Wednesday, 6 August 2008

books for cooks and more

books for cooks 
i wrote this at the beginning on two thousand and seven. mum and i had a week in london. this is the story of one saturday in notting hill. after circuitous walk around portobello – lost in stalls stacked high with retro curios, antiques of dubious antiquity, books and compact discs. and having been rained down on and bought umbrella’s for three quid each later mum and i finally stumbled upon books for cooks

a bookshop dedicated to chefs complete with a cramped and cozy café at the tail end, serving up the days cooking at the classes conducted on the floor above. i tucked into a pear honey & polenta cake with a side of yeo valley’s organic yoghurt with a swirl of warm chocolate sauce out of a pan that sat on the hob. i’ve always had this fascination for polenta. it’s something about the texture – the feel of it on the tongue melting but with a soft grittiness, much like the semolina that mama used to make for me as a child. the bookshop itself is a tiny space lined to the ceiling with shelves with book upon book detailing food… the ABC of food – it’s origins – how to cook – when to cook what – culinary dictionaries and what-not

a little further up the road are melt and ottolenghi two places that i had bookmarked. melt has much to do with my new found passion for sea salt caramels. i’m not sure why but sea salt does something more to enhance the flavor of caramel than regular salt does. on the flight to london, mum and i got bumped up to club on ba and they served the most delicious sea salt caramels from a store somewhere on sloane street which i am hoping to track down on my next trip to London! melt’s charm isn’t only in its sea salt caramels but also in the fact that you can watch chocolate being tempered in the shop!

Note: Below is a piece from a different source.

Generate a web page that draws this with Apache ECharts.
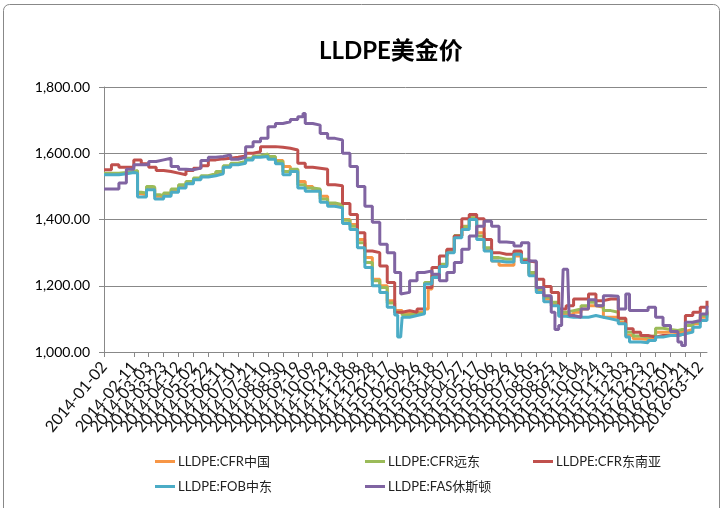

ottolenghi was white-walled accompanied by white crockery; perfect to emphasize the color of the food. red peppers grilled and splashed with olive oil and dotted with balls of fresh white mozzarella – aubergines bearing lines of the grill tossed with vinaigrette. chocolate tarts dark red brown and dusted with cacao and meringues bright white with streaks of chocolate and berry breaking through. mum and i returned there for breakfast on sunday to enjoy a melt in the mouth frittata and red pepper salad with hunks of sour dough bread, washed down with coffee. we couldn’t resist the meringues and bought one to go, a big mound of egg white. the eating of the meringue returned each of us to our childhoods – making us look like two little girls laughing silly. the center fluffy and sticky – satisfying like the ones we baked when i was a little girl and mum taught me how to beat my egg whites and fold in the vinegar and corn-flour. that shiny mountain of white that would transform into pavlova, crowned with fruit and cream.

one night we landed up at wagamama’s whose spartan décor, conveyer belt handling and quick food still makes me feel good. we tried sake that was served warm and tickled the back of our throats. somewhere in the midst of it all this we managed to visit the food court at selfridges, walking away with a bag of champagne truffles from leonidas that disappeared within seconds. there was the wednesdaysdale cheese sandy from marks and sparks, eaten on the run between getting to places…

kennards good foods [now closed]

kennards good foods
is a delicatessen-cum-grocer on lambs conduit street.
its façade is eggplant and when it’s open fresh fruit and veg sit out front in crates. after having discovered the small space with tables and stools at the back of the shop the three of us have returned as frequently as we can. there was an evening of wine tasting accompanied by a morrocan food demonstration.
a taste of several different reds, whites & rose accompanied by some easy do-it-yourself moroccan creations the three of us friends who were there were more than satisfied…then there was an afternoon lunch where both of us landed up with a crab and butternut lasagna; a combination which i had never tried but worked very well together. best of all was the day spent dissertating. we started off with brekkie – i had by far the best muesli with a creamy thick greek yoghurt. i’s ginger and polenta slice had a sharp tang followed by a buttery pasty and the slight grit of polenta.
needless to say the coffee and tea is truly good. we stood deliberating between the teas stacked neatly in little slots on the counter that separates the eating area from the shop. & we’ve also made friends with the staff. a young friendly brazilian who smiles over our agonizing dilemma’s over what to choose to eat and a young white south african woman who told us much about south africa now. in the window in the seating area are four letters arranged to read
‘L O V E’.
kennards couldn’t have chosen a better way to s-p-e-l-l out there love for all things f-o-o-d.

Monday, 4 August 2008

eternal dissertation

café eterno
there are few places in london where one can study undisturbed for a couple of hours and enjoy decent tea at the same time. at times, starbucks is all that the city offers. but today i picked one of my favourite hidden spots and sat in café eterno for the whole afternoon, sipping delicious chai latte and reading about media and humanitarian interventions. café eterno is "hidden" by the bustling action of covent garden, being superbly located right on neal street. however, even at lunch time on a busy summer day, it is an island of peace. 

the atmosphere recalls south american corner bars, thanks to the comfy couches, coloured walls, mismatched vintage furniture and, above all, the café's slogan "esta revolucion està eterna". however, the revolution promoted by this establishment is not che guevarian, but rather surprisingly christian. a part from the little leaflet that accompanies the menu, however, nothing hints at the link between this cozy, family-run little café and london city mission. so i left my agnostic doubts outside the door and gave in to the pleasant sensation of being in the muffled sitting room of some old grandma with an excellent taste for music.

after regaining some energies thanks to a reasonably-priced mexican/sandwich/salads menu, i spent the afternoon sunk in a welcoming armchair, enjoying the jazz and world music in the background as well as the odd few words exchanged with the chatty and relaxed staff. and it felt a bit like home, only in the middle of london's hectic heart.